Empirically, it's not just for other people that you need to start small. You need to for your own sake. Neither Bill Gates nor Mark Zuckerberg knew at first how big their companies were going to get. All they knew was that they were onto something. Maybe it's a bad idea to have really big ambitions initially, because the bigger your ambition, the longer it's going to take, and the further you project into the future, the more likely you'll get it wrong.
I think the way to use these big ideas is not to try to identify a precise point in the future and then ask yourself how to get from here to there, like the popular image of a visionary. You'll be better off if you operate like Columbus and just head in a general westerly direction. Don't try to construct the future like a building, because your current blueprint is almost certainly mistaken. Start with something you know works, and when you expand, expand westward.
The popular image of the visionary is someone with a clear view of the future, but empirically it may be better to have a blurry one.

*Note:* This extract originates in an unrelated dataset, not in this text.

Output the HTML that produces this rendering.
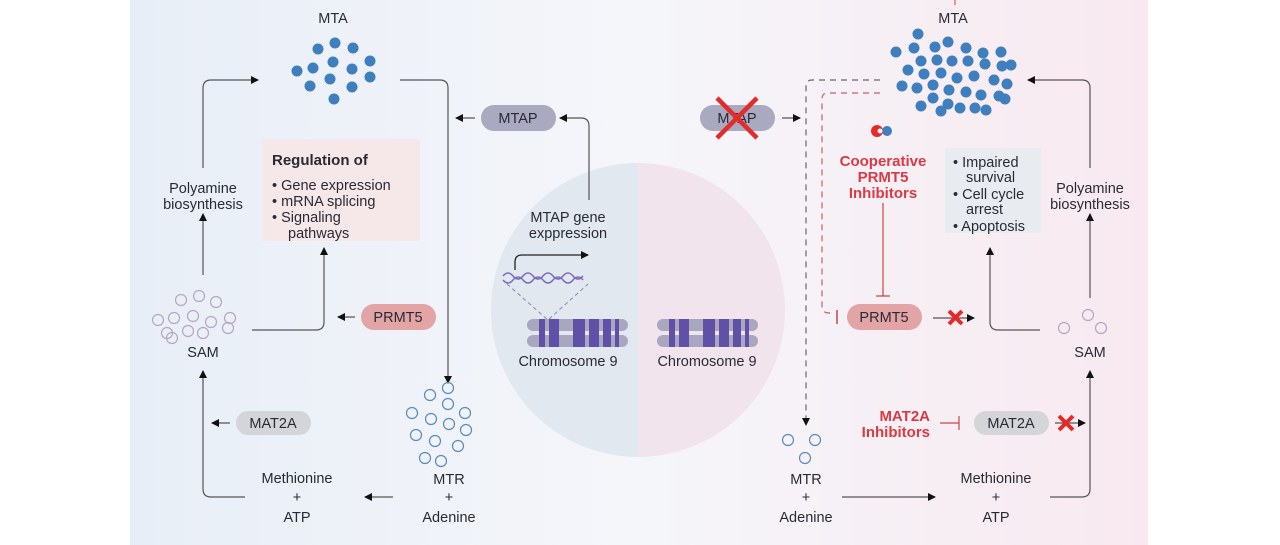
<!DOCTYPE html>
<html><head><meta charset="utf-8"><style>
body{margin:0;background:#fff;}
svg{display:block;font-family:"Liberation Sans",sans-serif;}
text{fill:#2a2a35;font-size:14.5px;}
.r{fill:#d93a44;font-weight:bold;font-size:15px;}
</style></head><body>
<svg width="1280" height="545" viewBox="0 0 1280 545">
<defs>
<linearGradient id="bg" x1="0" x2="1">
<stop offset="0" stop-color="#e8eef7"/><stop offset="0.5" stop-color="#f5f6fa"/><stop offset="1" stop-color="#f8e9f0"/>
</linearGradient>
<marker id="a" markerWidth="8" markerHeight="8" refX="7" refY="4" orient="auto" markerUnits="userSpaceOnUse"><path d="M0,0 L8,4 L0,8z" fill="#111"/></marker>
<g id="chr">
<rect x="0" y="0" width="101" height="12" rx="6" fill="#a9a7c0"/>
<rect x="0" y="16" width="101" height="12" rx="6" fill="#a9a7c0"/>
<g fill="#6150a8">
<rect x="12" y="0" width="6" height="28"/><rect x="22" y="0" width="10" height="28"/>
<rect x="46" y="0" width="12" height="28"/><rect x="62" y="0" width="10" height="28"/><rect x="76" y="0" width="8" height="28"/><rect x="88" y="0" width="4" height="28"/>
</g>
<rect x="37" y="12" width="6" height="4" fill="#e4e6f0"/>
</g>
</defs>
<rect x="130" y="0" width="1018" height="545" fill="url(#bg)"/>
<path d="M638,163 A147,147 0 0 0 638,457z" fill="#e2e8f0"/>
<path d="M638,163 A147,147 0 0 1 638,457z" fill="#f1e4ec"/>
<line x1="955" y1="0" x2="955" y2="5" stroke="#d93a44"/>
<text x="1000" y="-2" class="r" style="font-weight:normal;font-size:13px">Microenvironment</text>

<!-- LEFT -->
<text x="333" y="23" text-anchor="middle">MTA</text>
<g fill="#3f7fbd">
<circle cx="335" cy="43" r="5.5"/><circle cx="318" cy="49" r="5.5"/><circle cx="353" cy="48" r="5.5"/><circle cx="297" cy="71" r="5.5"/><circle cx="313" cy="68" r="5.5"/><circle cx="333" cy="62" r="5.5"/><circle cx="352" cy="69" r="5.5"/><circle cx="370" cy="61" r="5.5"/><circle cx="370" cy="77" r="5.5"/><circle cx="310" cy="86" r="5.5"/><circle cx="330" cy="79" r="5.5"/><circle cx="352" cy="87" r="5.5"/><circle cx="334" cy="99" r="5.5"/>
</g>
<g fill="none" stroke="#555" stroke-width="1.2">
<path d="M203,168 V88 Q203,80 211,80 H258" marker-end="url(#a)"/>
<path d="M203,275 V214" marker-end="url(#a)"/>
<path d="M245,497 H211 Q203,497 203,489 V371" marker-end="url(#a)"/>
<path d="M230,423 H212" marker-end="url(#a)"/>
<path d="M393,497 H365" marker-end="url(#a)"/>
<path d="M400,80 H440 Q448,80 448,88 V383" marker-end="url(#a)"/>
<path d="M475,118 H456" marker-end="url(#a)"/>
<path d="M589,200 V126 Q589,118 581,118 H560" marker-end="url(#a)"/>
<path d="M355,317 H338" marker-end="url(#a)"/>
<path d="M252,330 H316 Q324,330 324,322 V248" marker-end="url(#a)"/>
</g>
<text x="203" y="193" text-anchor="middle">Polyamine</text>
<text x="203" y="209" text-anchor="middle">biosynthesis</text>
<g fill="none" stroke="#b7a6c2" stroke-width="1.2">
<circle cx="181" cy="300" r="5.5"/><circle cx="199" cy="296" r="5.5"/><circle cx="216" cy="302" r="5.5"/><circle cx="158" cy="320" r="5.5"/><circle cx="174" cy="318" r="5.5"/><circle cx="193" cy="316" r="5.5"/><circle cx="211" cy="322" r="5.5"/><circle cx="230" cy="318" r="5.5"/><circle cx="167" cy="333" r="5.5"/><circle cx="188" cy="331" r="5.5"/><circle cx="203" cy="333" r="5.5"/><circle cx="228" cy="328" r="5.5"/><circle cx="172" cy="338" r="5.5"/>
</g>
<text x="203" y="357" text-anchor="middle">SAM</text>
<rect x="236" y="411" width="75" height="24" rx="12" fill="#d3d5d8"/>
<text x="273" y="428" text-anchor="middle">MAT2A</text>
<text x="297" y="483" text-anchor="middle">Methionine</text>
<text x="297" y="502" text-anchor="middle">+</text>
<text x="297" y="522" text-anchor="middle">ATP</text>
<g fill="none" stroke="#5a8bb8" stroke-width="1.2">
<circle cx="448" cy="388" r="5.5"/><circle cx="430" cy="395" r="5.5"/><circle cx="448" cy="404" r="5.5"/><circle cx="465" cy="413" r="5.5"/><circle cx="412" cy="413" r="5.5"/><circle cx="431" cy="419" r="5.5"/><circle cx="449" cy="424" r="5.5"/><circle cx="466" cy="430" r="5.5"/><circle cx="416" cy="435" r="5.5"/><circle cx="435" cy="441" r="5.5"/><circle cx="458" cy="446" r="5.5"/><circle cx="425" cy="458" r="5.5"/><circle cx="441" cy="461" r="5.5"/>
</g>
<text x="449" y="484" text-anchor="middle">MTR</text>
<text x="449" y="502" text-anchor="middle">+</text>
<text x="449" y="522" text-anchor="middle">Adenine</text>
<rect x="481" y="105" width="75" height="26" rx="13" fill="#a9a9bf"/>
<text x="518" y="123" text-anchor="middle">MTAP</text>
<rect x="262" y="139" width="158" height="102" fill="#f6e7e8"/>
<text x="272" y="165" style="font-weight:bold;font-size:15px">Regulation of</text>
<text x="272" y="190">•  Gene expression</text>
<text x="272" y="206">•  mRNA splicing</text>
<text x="272" y="222">•  Signaling</text>
<text x="288" y="238">pathways</text>
<rect x="361" y="304" width="75" height="26" rx="13" fill="#e2a4a5"/>
<text x="398" y="322" text-anchor="middle">PRMT5</text>

<!-- CENTER -->
<text x="568" y="222" text-anchor="middle">MTAP gene</text>
<text x="568" y="238" text-anchor="middle">exppression</text>
<path d="M515,270 V262 Q515,255 522,255 H588" fill="none" stroke="#222" stroke-width="1.3" marker-end="url(#a)"/>
<path d="M503,276 q5,-6 10,0 t10,0 t10,0 t10,0 t10,0 t10,0 t10,0 t10,0 M503,280 q5,6 10,0 t10,0 t10,0 t10,0 t10,0 t10,0 t10,0 t10,0" fill="none" stroke="#7a6cb8" stroke-width="1.5"/>
<path d="M507,284 L548,320 L588,284" fill="none" stroke="#8a86b0" stroke-dasharray="4,3"/>
<use href="#chr" x="527" y="319"/>
<use href="#chr" x="657" y="319"/>
<text x="568" y="366" text-anchor="middle">Chromosome 9</text>
<text x="707" y="366" text-anchor="middle">Chromosome 9</text>

<!-- RIGHT -->
<text x="953" y="23" text-anchor="middle">MTA</text>
<g fill="#3f7fbd">
<circle cx="918" cy="34" r="5.5"/><circle cx="896" cy="52" r="5.5"/><circle cx="914" cy="48" r="5.5"/><circle cx="935" cy="47" r="5.5"/><circle cx="948" cy="42" r="5.5"/><circle cx="966" cy="48" r="5.5"/><circle cx="983" cy="53" r="5.5"/><circle cx="1001" cy="52" r="5.5"/>
<circle cx="921" cy="61" r="5.5"/><circle cx="937" cy="60" r="5.5"/><circle cx="952" cy="61" r="5.5"/><circle cx="968" cy="61" r="5.5"/><circle cx="985" cy="64" r="5.5"/><circle cx="1002" cy="66" r="5.5"/><circle cx="1011" cy="65" r="5.5"/>
<circle cx="908" cy="70" r="5.5"/><circle cx="924" cy="74" r="5.5"/><circle cx="941" cy="73" r="5.5"/><circle cx="957" cy="78" r="5.5"/><circle cx="974" cy="76" r="5.5"/><circle cx="994" cy="80" r="5.5"/>
<circle cx="902" cy="86" r="5.5"/><circle cx="917" cy="88" r="5.5"/><circle cx="933" cy="85" r="5.5"/><circle cx="949" cy="90" r="5.5"/><circle cx="966" cy="92" r="5.5"/><circle cx="981" cy="95" r="5.5"/><circle cx="999" cy="96" r="5.5"/><circle cx="1007" cy="84" r="5.5"/>
<circle cx="933" cy="98" r="5.5"/><circle cx="948" cy="104" r="5.5"/><circle cx="921" cy="106" r="5.5"/><circle cx="941" cy="111" r="5.5"/><circle cx="960" cy="108" r="5.5"/><circle cx="975" cy="108" r="5.5"/><circle cx="986" cy="110" r="5.5"/><circle cx="1005" cy="99" r="5.5"/>
</g>
<rect x="700" y="105" width="75" height="26" rx="13" fill="#a9a9bf"/>
<text x="737" y="123" text-anchor="middle">MTAP</text>
<path d="M717,98 L757,138 M757,98 L717,138" stroke="#e52a2a" stroke-width="4.5"/>
<path d="M782,118 H800" fill="none" stroke="#555" stroke-width="1.2" marker-end="url(#a)"/>
<path d="M880,80 H812 Q806,80 806,86 V425" fill="none" stroke="#666" stroke-width="1.2" stroke-dasharray="6,5" marker-end="url(#a)"/>
<path d="M880,93 H828 Q822,93 822,99 V306 Q822,313 829,313 H833" fill="none" stroke="#c46060" stroke-width="1.2" stroke-dasharray="6,5"/>
<path d="M837,310 V324" stroke="#c44" stroke-width="1.5"/>
<circle cx="877" cy="131" r="6" fill="#e52a2a"/><circle cx="887" cy="131" r="5" fill="#3f7fbd"/><circle cx="880" cy="131" r="2.5" fill="#f8eef3"/>
<text x="883" y="166" text-anchor="middle" class="r">Cooperative</text>
<text x="883" y="182" text-anchor="middle" class="r">PRMT5</text>
<text x="883" y="198" text-anchor="middle" class="r">Inhibitors</text>
<path d="M883,203 V296 M876,296 H890" stroke="#c44" stroke-width="1.2" fill="none"/>
<rect x="847" y="304" width="75" height="26" rx="13" fill="#e2a4a5"/>
<text x="884" y="322" text-anchor="middle">PRMT5</text>
<path d="M933,318 H974" fill="none" stroke="#555" stroke-width="1.2" marker-end="url(#a)"/>
<path d="M949,311 L962,324 M962,311 L949,324" stroke="#e52a2a" stroke-width="4"/>
<rect x="945" y="148" width="96" height="85" fill="#e8ecf1"/>
<text x="953" y="167">•  Impaired</text>
<text x="966" y="182">survival</text>
<text x="953" y="199">•  Cell cycle</text>
<text x="966" y="214">arrest</text>
<text x="953" y="231">•  Apoptosis</text>
<g fill="none" stroke="#555" stroke-width="1.2">
<path d="M1040,330 H998 Q990,330 990,322 V248" marker-end="url(#a)"/>
<path d="M1090,298 V214" marker-end="url(#a)"/>
<path d="M1090,168 V88 Q1090,80 1082,80 H1028" marker-end="url(#a)"/>
<path d="M1050,497 H1082 Q1090,497 1090,489 V371" marker-end="url(#a)"/>
<path d="M842,497 H935" marker-end="url(#a)"/>
<path d="M1055,423 H1085" marker-end="url(#a)"/>
</g>
<text x="1090" y="193" text-anchor="middle">Polyamine</text>
<text x="1090" y="209" text-anchor="middle">biosynthesis</text>
<g fill="none" stroke="#b7a6c2" stroke-width="1.2">
<circle cx="1088" cy="315" r="5.5"/><circle cx="1064" cy="328" r="5.5"/><circle cx="1101" cy="328" r="5.5"/>
</g>
<text x="1090" y="357" text-anchor="middle">SAM</text>
<text x="930" y="421" text-anchor="end" class="r">MAT2A</text>
<text x="930" y="437" text-anchor="end" class="r">Inhibitors</text>
<path d="M940,423 H959 M959,416 V430" stroke="#c44" stroke-width="1.2" fill="none"/>
<rect x="974" y="411" width="75" height="24" rx="12" fill="#d3d5d8"/>
<text x="1011" y="428" text-anchor="middle">MAT2A</text>
<path d="M1059,416 L1073,430 M1073,416 L1059,430" stroke="#e52a2a" stroke-width="4"/>
<g fill="none" stroke="#5a8bb8" stroke-width="1.2">
<circle cx="788" cy="440" r="5.5"/><circle cx="815" cy="440" r="5.5"/><circle cx="805" cy="458" r="5.5"/>
</g>
<text x="806" y="484" text-anchor="middle">MTR</text>
<text x="806" y="502" text-anchor="middle">+</text>
<text x="806" y="522" text-anchor="middle">Adenine</text>
<text x="996" y="483" text-anchor="middle">Methionine</text>
<text x="996" y="502" text-anchor="middle">+</text>
<text x="996" y="522" text-anchor="middle">ATP</text>
</svg>
</body></html>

Treating and focusing on symptoms, not the underlying ailment. Yes. Everything from gun violence to national security policy seems to be caught in this vortex. Is it the political expediency (and popularity) of easing the temporary situation (symptom) that causes this short-sighted approach to policy?
You are writing GEMS Joel!!! Loved this one. I’ve often called myself an “unconventional” urban planner because of my distrust for the dogma of the profession. Now, independent-mindedness is a mouthful but much more accurate and positive too!
I also think it’s time for the word “subvert” to broaden up a bit. Maybe it’s not about authorities... but long-standing, enduring, perennial problems can be almost equally as crushing, almost more, because our reason for not being able to solve them is ourselves. We can be made aware of our blind spots, but society pursues this more as a hobby rather than a moral imperative. Well, keep on fighting the good fight Joel.